__Exercise goal__:
With all pictures omitted, return verbatim the lines from the beginning of the records below through the line containing "(0,0) rectangle (539,474);".

__Dataset excerpt__:

## Begin

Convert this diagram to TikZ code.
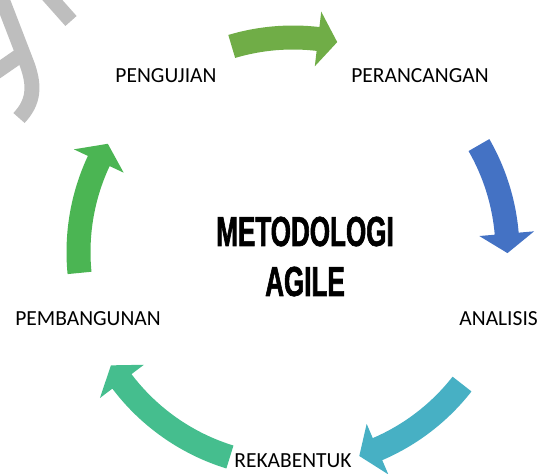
\documentclass[tikz,border=0pt]{standalone}
\usepackage{fontspec}
\setmainfont{Carlito}
\newfontfamily\judulfont[FakeStretch=0.62, FakeBold=1.4]{Liberation Sans}
\usetikzlibrary{positioning}

\definecolor{hijauzaitun}{HTML}{70AD47}
\definecolor{biru}{HTML}{4472C4}
\definecolor{tosca}{HTML}{47B0C4}
\definecolor{hijautosca}{HTML}{45BE8E}
\definecolor{hijau}{HTML}{4BB553}
\definecolor{abu}{HTML}{BEBEBE}

\tikzset{
  tahap/.style={font=\fontsize{21.5}{26}\selectfont, text=black, inner sep=0pt, anchor=base},
  judul/.style={font=\judulfont\bfseries\fontsize{42}{50}\selectfont, inner sep=0pt, anchor=base},
  tanda/.style={draw=abu, line width=15pt},
}

\begin{document}
\begin{tikzpicture}[x=1pt, y=1pt]
\clip (0,0) rectangle (539,474);

% pusat siklus
\coordinate (hub) at (293,222);

% tanda abu-abu di pojok kiri atas
\draw[tanda] (47,480) -- (71,453);
\draw[tanda] (0,480) -- (27,410) .. controls (35,388) and (34,372) .. (19,356);
\draw[tanda] (-4,402) -- (22,420);

% panah melengkung searah jarum jam: warna/ekor/ujung
\foreach \warna/\ekor/\ujung in {hijauzaitun/106.6/78.1, biru/29.9/-0.3,
    tosca/-38/-72, hijautosca/-107.1/-148.1, hijau/185.6/149.7}
{
  \fill[\warna, shift={(hub)}]
    (\ekor:226.5) arc[start angle=\ekor, end angle=\ujung+5.2, radius=226.5]
    -- (\ujung+5.2:242) -- (\ujung:214.5) -- (\ujung+5.2:187)
    -- (\ujung+5.2:202.5) arc[start angle=\ujung+5.2, end angle=\ekor, radius=202.5]
    -- cycle;
}

% tahapan
\node[tahap] (pengujian) at (166,391) {PENGUJIAN};
\node[tahap] (perancangan) at (420,391) {PERANCANGAN};
\node[tahap] (pembangunan) at (88,148) {PEMBANGUNAN};
\node[tahap, anchor=base east] (analisis) at (538,148) {ANALISIS};
\node[tahap] (rekabentuk) at (293,6) {REKABENTUK};

% judul di tengah
\node[judul] (metodologi) at (305,228) {METODOLOGI};
\node[judul] (agile) at (305,178) {AGILE};
\end{tikzpicture}
\end{document}
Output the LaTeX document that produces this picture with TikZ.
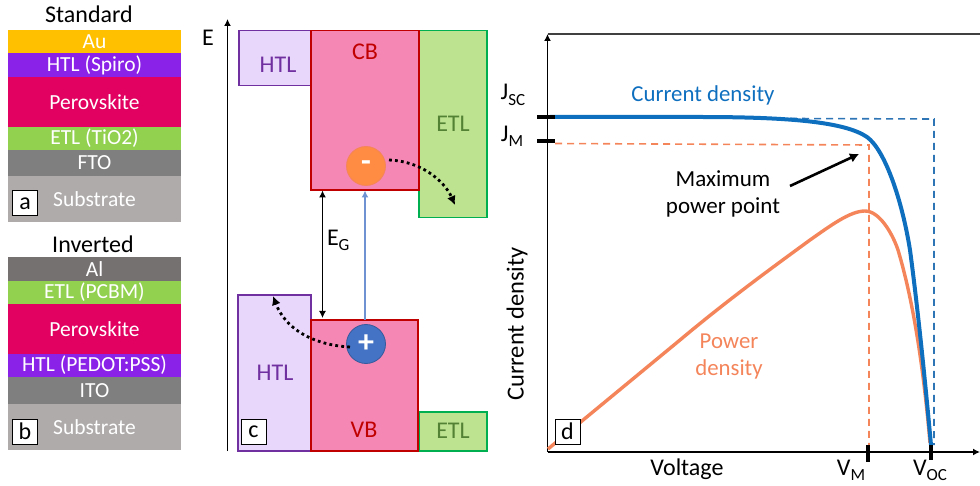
\documentclass[tikz,border=0pt]{standalone}
\usepackage{fontspec}
\setmainfont{Carlito}
\usetikzlibrary{arrows.meta,calc,decorations.markings}
\newcommand{\fsz}[1]{\fontsize{#1}{#1}\selectfont}
\newcommand{\subt}[1]{\raisebox{-0.22em}{\fontsize{17}{17}\selectfont #1}}
\definecolor{cAu}{HTML}{FFC000}
\definecolor{cHTL}{HTML}{8B22E8}
\definecolor{cPer}{HTML}{E20060}
\definecolor{cETL}{HTML}{92D050}
\definecolor{cFTO}{HTML}{7F7F7F}
\definecolor{cSub}{HTML}{AFABAB}
\definecolor{cAl}{HTML}{767171}
\definecolor{cPur}{HTML}{7030A0}
\definecolor{cPurF}{HTML}{E9D7FB}
\definecolor{cRed}{HTML}{C00000}
\definecolor{cPink}{HTML}{F587B4}
\definecolor{cGrn}{HTML}{00B050}
\definecolor{cGrnF}{HTML}{BDE391}
\definecolor{cGrnT}{HTML}{548235}
\definecolor{cOr}{HTML}{F4845A}
\definecolor{cCirc}{HTML}{FF8C42}
\definecolor{cBlu}{HTML}{0F6FBF}
\definecolor{cBluD}{HTML}{2E75B6}
\definecolor{cPlus}{HTML}{4472C4}
\definecolor{cThin}{HTML}{6F92D2}
\tikzset{
  every node/.style={inner sep=0pt,outer sep=0pt},
  layer/.style={anchor=north west,minimum width=173pt,text=white,font=\fsz{21.5}},
  tag/.style={draw=black,line width=1pt,fill=white,anchor=north west,minimum width=25pt,minimum height=25pt,font=\fsz{24}},
  band/.style={anchor=north west,line width=1.8pt},
  htlb/.style={band,draw=cPur,fill=cPurF},
  perb/.style={band,draw=cRed,fill=cPink},
  etlb/.style={band,draw=cGrn,fill=cGrnF},
  lab/.style={font=\fsz{24}},
  dotarrow/.style={line width=2.8pt,dash pattern=on 2.8pt off 3.2pt,-{Latex[length=9pt,width=9pt]}},
  curve/.style={line width=4pt},
  dash1/.style={line width=1.6pt,dash pattern=on 7pt off 5pt},
  tick/.style={line width=4pt}
}
\begin{document}
\begin{tikzpicture}[x=1pt,y=-1pt]
\useasboundingbox (0,0) rectangle (980,486);
% panel a
\node[lab] (stdT) at (89,14) {Standard};
\node[layer,fill=cAu,minimum height=23pt] (a1) at (8,30) {Au};
\node[layer,fill=cHTL,minimum height=24pt] (a2) at (8,53) {HTL (Spiro)};
\node[layer,fill=cPer,minimum height=50pt] (a3) at (8,77) {Perovskite};
\node[layer,fill=cETL,minimum height=23pt] (a4) at (8,127) {ETL (TiO2)};
\node[layer,fill=cFTO,minimum height=26pt] (a5) at (8,150) {FTO};
\node[layer,fill=cSub,minimum height=46pt] (a6) at (8,176) {Substrate};
\node[tag] (tagA) at (12.5,191) {a};
% panel b
\node[lab] (invT) at (93,244) {Inverted};
\node[layer,fill=cAl,minimum height=23.5pt] (b1) at (8,257.5) {Al};
\node[layer,fill=cETL,minimum height=23pt] (b2) at (8,281) {ETL (PCBM)};
\node[layer,fill=cPer,minimum height=50pt] (b3) at (8,304) {Perovskite};
\node[layer,fill=cHTL,minimum height=23pt] (b4) at (8,354) {HTL (PEDOT:PSS)};
\node[layer,fill=cFTO,minimum height=27pt] (b5) at (8,377) {ITO};
\node[layer,fill=cSub,minimum height=46pt] (b6) at (8,404) {Substrate};
\node[tag] (tagB) at (12.5,419) {b};
% panel c
\coordinate (eB) at (227.5,451);
\coordinate (eT) at (227.5,19);
\draw[line width=1.9pt,-{Latex[length=7pt,width=7pt]}] (eB) -- (eT);
\node[lab] (eLab) at (208,38) {E};
\node[htlb,minimum width=72pt,minimum height=55pt] (htlT) at (239,30.5) {};
\node[htlb,minimum width=73pt,minimum height=156pt] (htlB) at (238,295) {};
\node[etlb,minimum width=68pt,minimum height=187pt] (etlT) at (419,30.5) {};
\node[etlb,minimum width=68pt,minimum height=39pt] (etlB) at (419,412) {};
\node[perb,minimum width=108pt,minimum height=159.5pt] (cb) at (311,30.5) {};
\node[perb,minimum width=107pt,minimum height=131pt] (vb) at (311,320) {};
\node[font=\fsz{24},text=cRed] (cbT) at (365,52) {CB};
\node[font=\fsz{24},text=cRed] (vbT) at (364,430) {VB};
\node[font=\fsz{24},text=cPur] (htlA) at (278,65) {HTL};
\node[font=\fsz{24},text=cPur] (htlC) at (275,373) {HTL};
\node[font=\fsz{24},text=cGrnT] (etlA) at (453,124) {ETL};
\node[font=\fsz{24},text=cGrnT] (etlC) at (453,431) {ETL};
\coordinate (egT) at (322.5,190.5);
\coordinate (egB) at (322.5,318);
\draw[line width=1.2pt,{Latex[length=7pt,width=7pt]}-{Latex[length=7pt,width=7pt]}] (egT) -- (egB);
\node[anchor=west,font=\fsz{24}] (egL) at (327,240) {E\subt{G}};
\coordinate (thB) at (365,320);
\coordinate (thT) at (365,190.5);
\draw[cThin,line width=1.4pt,-{Latex[length=7pt,width=7pt]}] (thB) -- (thT);
\node[circle,draw=cOr,line width=0.8pt,fill=cCirc,minimum size=39pt,text=white] (minus) at (366,166) {\fsz{32}\bfseries -};
\node[circle,draw=cPlus!80!black,line width=0.8pt,fill=cPlus,minimum size=39pt,text=white] (plus) at (366,344) {\fsz{32}\bfseries +};
\coordinate (mEnd) at (455,205);
\coordinate (pEnd) at (273,296);
\draw[dotarrow] (389,160) .. controls (420,161) and (444,180) .. (mEnd);
\draw[dotarrow] (350,347) .. controls (312,345) and (285,328) .. (pEnd);
\node[tag] (tagC) at (241,419) {c};
% panel d
\coordinate (topL) at (547.5,34);
\coordinate (topR) at (980,34);
\draw[black!75,line width=1.4pt] (topL) -- (topR);
\coordinate (o) at (547.5,452);
\coordinate (xE) at (980,452);
\coordinate (yE) at (547.5,34);
\draw[line width=1.9pt,-{Latex[length=7pt,width=7pt]}] (o) -- (yE);
\draw[line width=1.9pt,-{Latex[length=7pt,width=7pt]}] (o) -- (xE);
% dashed guides
\coordinate (jm) at (555,143.5);
\coordinate (mp) at (869,145);
\coordinate (vm) at (869,445);
\coordinate (js) at (790,118.5);
\coordinate (oc) at (934,119);
\coordinate (vo) at (934,445);
\draw[cOr,dash1] (jm) -- (mp) -- (vm);
\draw[cBluD,dash1] (js) -- (oc) -- (vo);
% curves
\draw[cOr,line width=3.4pt] (548,449) -- (680,340) .. controls (730,298) and (780,262) .. (810,240) .. controls (830,226) and (850,211) .. (865,211) .. controls (880,211) and (893,235) .. (898,250) .. controls (910,290) and (922,350) .. (930,443);
\draw[cBlu,curve] (550,117) -- (700,117) .. controls (790,117) and (845,122) .. (867,137) .. controls (885,150) and (902,200) .. (910,250) .. controls (918,310) and (925,380) .. (931,445);
% ticks
\draw[tick] (537,117) -- (555,117);
\draw[tick] (537,141.5) -- (555,141.5);
\draw[tick] (868,445) -- (868,462);
\draw[tick] (931,445) -- (931,460);
% labels
\node[lab] (jsc) at (513,95) {J\subt{SC}};
\node[lab] (jmL) at (512,136) {J\subt{M}};
\node[font=\fsz{22.8},text=cBlu] (cdT) at (703,95) {Current density};
\node[font=\fsz{23}] (mx1) at (723,179) {Maximum};
\node[font=\fsz{23}] (mx2) at (723,207) {power point};
\coordinate (arA) at (790,186);
\coordinate (arB) at (859,154);
\draw[line width=2.6pt,-{Latex[length=9pt,width=10pt]}] (arA) -- (arB);
\node[font=\fsz{22.8},text=cOr] (pw1) at (729,341) {Power};
\node[font=\fsz{22.8},text=cOr] (pw2) at (729,369) {density};
\node[font=\fsz{24.5},rotate=90] (ylab) at (517,324) {Current density};
\node[lab] (xlab) at (687,469) {Voltage};
\node[lab] (vmL) at (851,470) {V\subt{M}};
\node[lab] (vocL) at (930,470) {V\subt{OC}};
\node[tag] (tagD) at (555,419) {d};
\end{tikzpicture}
\end{document}
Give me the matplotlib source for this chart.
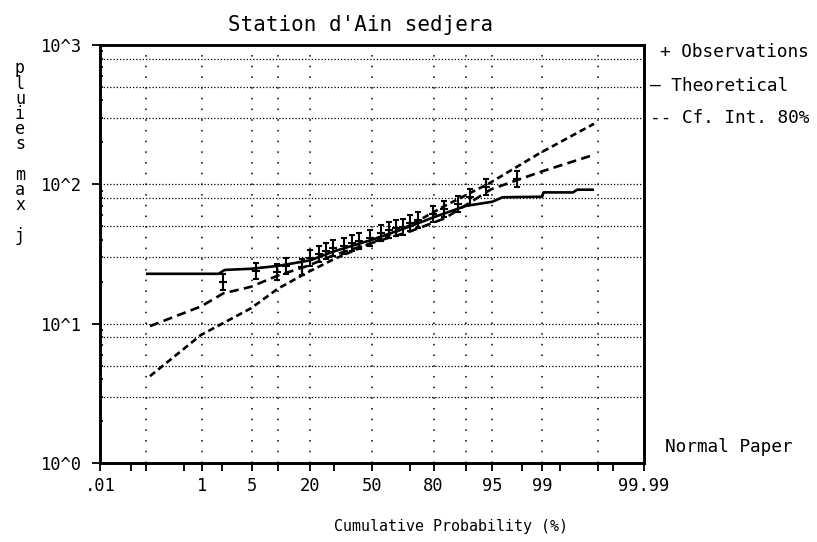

## End

__Written solution__:
Convert this diagram to TikZ code.
\documentclass[tikz,border=0pt]{standalone}
\usepackage{fontspec}
\setmainfont{Carlito}
\newfontfamily\judulfont[FakeStretch=0.62, FakeBold=1.4]{Liberation Sans}
\usetikzlibrary{positioning}

\definecolor{hijauzaitun}{HTML}{70AD47}
\definecolor{biru}{HTML}{4472C4}
\definecolor{tosca}{HTML}{47B0C4}
\definecolor{hijautosca}{HTML}{45BE8E}
\definecolor{hijau}{HTML}{4BB553}
\definecolor{abu}{HTML}{BEBEBE}

\tikzset{
  tahap/.style={font=\fontsize{21.5}{26}\selectfont, text=black, inner sep=0pt, anchor=base},
  judul/.style={font=\judulfont\bfseries\fontsize{42}{50}\selectfont, inner sep=0pt, anchor=base},
  tanda/.style={draw=abu, line width=15pt},
}

\begin{document}
\begin{tikzpicture}[x=1pt, y=1pt]
\clip (0,0) rectangle (539,474);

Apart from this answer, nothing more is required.